─── Information supplied ───

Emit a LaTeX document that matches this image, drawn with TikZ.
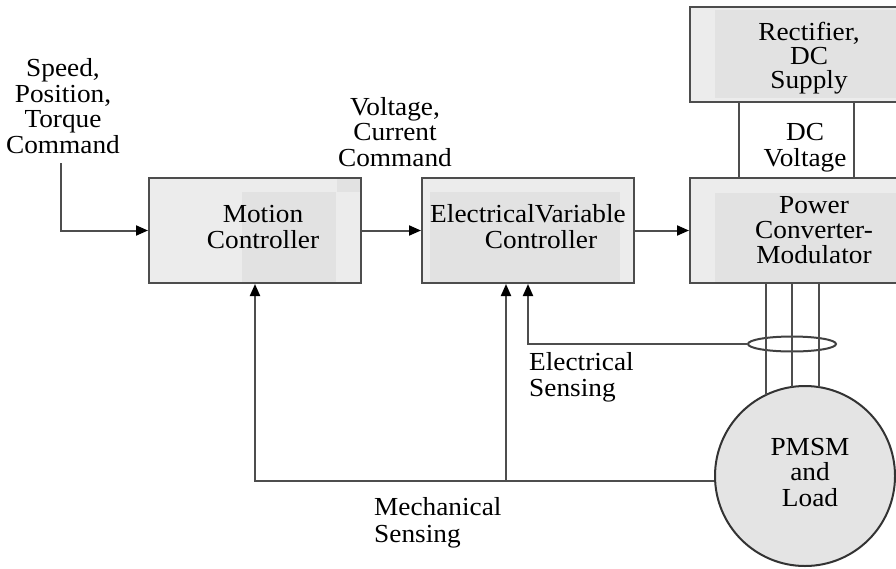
\documentclass[tikz,border=0pt]{standalone}
\usepackage{fontspec}
\setmainfont{Liberation Serif}[FakeStretch=1.05]
\usetikzlibrary{arrows.meta,shapes.geometric}
\definecolor{boxfill}{HTML}{ECECEC}
\definecolor{boxinner}{HTML}{E2E2E2}
\definecolor{linec}{HTML}{4D4D4D}
\definecolor{circfill}{HTML}{E4E4E4}
\begin{document}
\begin{tikzpicture}[x=1pt,y=-1pt,
  txt/.style={font=\fontsize{26}{25.5}\selectfont, align=center, inner sep=0pt, anchor=base},
  ltxt/.style={txt, align=left, anchor=base west},
  blk/.style={draw=linec, line width=2pt, fill=boxfill, inner sep=0pt, rectangle},
  shade/.style={fill=boxinner},
  ln/.style={draw=linec, line width=2pt},
  arr/.style={ln, -{Triangle[length=12pt,width=10pt,color=black]}},
]
\clip (0,0) rectangle (896,568);
\fill[white] (0,0) rectangle (896,568);

% blocks
\node[blk, minimum width=212pt, minimum height=105pt] (mc) at (255,230.5) {};
\node[blk, minimum width=212pt, minimum height=105pt] (evc) at (528,230.5) {};
\node[blk, minimum width=215pt, minimum height=105pt] (pc) at (797.5,230.5) {};
\node[blk, minimum width=215pt, minimum height=95pt] (rect) at (797.5,54.5) {};
\node[draw=black!80, line width=2pt, fill=circfill, circle, minimum size=180pt, inner sep=0pt] (pmsm) at (805,476) {};
\node[draw=black!75, line width=2pt, ellipse, minimum width=88pt, minimum height=15pt, inner sep=0pt] (es) at (792,344) {};

% inner shading of the blocks
\fill[shade] (242,192) rectangle (336,282);
\fill[shade] (337,179) rectangle (360,192);
\fill[shade] (430,192) rectangle (620,282);
\fill[shade] (715,193) rectangle (900,282);
\fill[shade] (715,10) rectangle (900,98);

% texts (anchor = baseline of the last line)
\node[txt] (tcmd) at (63,153) {Speed,\\Position,\\Torque\\Command};
\node[txt] (tvc) at (395,166) {Voltage,\\Current\\Command};
\node[txt] (tmc) at (263,248) {Motion\\Controller};
\node[txt] (tevc) at (528,248) {ElectricalVariable\\\hspace*{26pt}Controller};
\node[txt, font=\fontsize{26}{24}\selectfont] (trect) at (809,88) {Rectifier,\\DC\\Supply};
\node[txt] (tdc) at (805,166) {DC\\Voltage};
\node[txt, font=\fontsize{26}{25}\selectfont] (tpc) at (814,263) {Power\\Converter-\\Modulator};
\node[txt] (tpm) at (810,506) {PMSM\\and\\Load};
\node[ltxt] (tes) at (529,396) {Electrical\\Sensing};
\node[ltxt, font=\fontsize{26}{27}\selectfont] (tms) at (374,542) {Mechanical\\Sensing};

% coordinates
\coordinate (cmdtop) at (61,163);
\coordinate (dcl) at (739,0);
\coordinate (dcr) at (854,0);
\coordinate (w1) at (766,395);
\coordinate (w2) at (792,387);
\coordinate (w3) at (819,387);
\coordinate (mtap) at (506,481);

% connectors
\draw[arr] (cmdtop) |- (mc.west);
\draw[arr] (mc.east) -- (evc.west);
\draw[arr] (evc.east) -- (pc.west);
\draw[ln] (rect.south -| dcl) -- (pc.north -| dcl);
\draw[ln] (rect.south -| dcr) -- (pc.north -| dcr);
\foreach \w in {w1,w2,w3} \draw[ln] (pc.south -| \w) -- (\w);
\draw[arr] (es.west) -| (evc.south);
\draw[arr] (pmsm.183) -| (mc.south);
\draw[arr] (mtap) -- (mtap |- evc.south);
\end{tikzpicture}
\end{document}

───

Write out the listing above again, exactly, but with no pictures in the copy.

Emit a LaTeX document that matches this image, drawn with TikZ.
\documentclass[tikz,border=0pt]{standalone}
\usepackage{fontspec}
\setmainfont{Liberation Serif}[FakeStretch=1.05]
\usetikzlibrary{arrows.meta,shapes.geometric}
\definecolor{boxfill}{HTML}{ECECEC}
\definecolor{boxinner}{HTML}{E2E2E2}
\definecolor{linec}{HTML}{4D4D4D}
\definecolor{circfill}{HTML}{E4E4E4}
\begin{document}
\begin{tikzpicture}[x=1pt,y=-1pt,
  txt/.style={font=\fontsize{26}{25.5}\selectfont, align=center, inner sep=0pt, anchor=base},
  ltxt/.style={txt, align=left, anchor=base west},
  blk/.style={draw=linec, line width=2pt, fill=boxfill, inner sep=0pt, rectangle},
  shade/.style={fill=boxinner},
  ln/.style={draw=linec, line width=2pt},
  arr/.style={ln, -{Triangle[length=12pt,width=10pt,color=black]}},
]
\clip (0,0) rectangle (896,568);
\fill[white] (0,0) rectangle (896,568);

% blocks
\node[blk, minimum width=212pt, minimum height=105pt] (mc) at (255,230.5) {};
\node[blk, minimum width=212pt, minimum height=105pt] (evc) at (528,230.5) {};
\node[blk, minimum width=215pt, minimum height=105pt] (pc) at (797.5,230.5) {};
\node[blk, minimum width=215pt, minimum height=95pt] (rect) at (797.5,54.5) {};
\node[draw=black!80, line width=2pt, fill=circfill, circle, minimum size=180pt, inner sep=0pt] (pmsm) at (805,476) {};
\node[draw=black!75, line width=2pt, ellipse, minimum width=88pt, minimum height=15pt, inner sep=0pt] (es) at (792,344) {};

% inner shading of the blocks
\fill[shade] (242,192) rectangle (336,282);
\fill[shade] (337,179) rectangle (360,192);
\fill[shade] (430,192) rectangle (620,282);
\fill[shade] (715,193) rectangle (900,282);
\fill[shade] (715,10) rectangle (900,98);

% texts (anchor = baseline of the last line)
\node[txt] (tcmd) at (63,153) {Speed,\\Position,\\Torque\\Command};
\node[txt] (tvc) at (395,166) {Voltage,\\Current\\Command};
\node[txt] (tmc) at (263,248) {Motion\\Controller};
\node[txt] (tevc) at (528,248) {ElectricalVariable\\\hspace*{26pt}Controller};
\node[txt, font=\fontsize{26}{24}\selectfont] (trect) at (809,88) {Rectifier,\\DC\\Supply};
\node[txt] (tdc) at (805,166) {DC\\Voltage};
\node[txt, font=\fontsize{26}{25}\selectfont] (tpc) at (814,263) {Power\\Converter-\\Modulator};
\node[txt] (tpm) at (810,506) {PMSM\\and\\Load};
\node[ltxt] (tes) at (529,396) {Electrical\\Sensing};
\node[ltxt, font=\fontsize{26}{27}\selectfont] (tms) at (374,542) {Mechanical\\Sensing};

% coordinates
\coordinate (cmdtop) at (61,163);
\coordinate (dcl) at (739,0);
\coordinate (dcr) at (854,0);
\coordinate (w1) at (766,395);
\coordinate (w2) at (792,387);
\coordinate (w3) at (819,387);
\coordinate (mtap) at (506,481);

% connectors
\draw[arr] (cmdtop) |- (mc.west);
\draw[arr] (mc.east) -- (evc.west);
\draw[arr] (evc.east) -- (pc.west);
\draw[ln] (rect.south -| dcl) -- (pc.north -| dcl);
\draw[ln] (rect.south -| dcr) -- (pc.north -| dcr);
\foreach \w in {w1,w2,w3} \draw[ln] (pc.south -| \w) -- (\w);
\draw[arr] (es.west) -| (evc.south);
\draw[arr] (pmsm.183) -| (mc.south);
\draw[arr] (mtap) -- (mtap |- evc.south);
\end{tikzpicture}
\end{document}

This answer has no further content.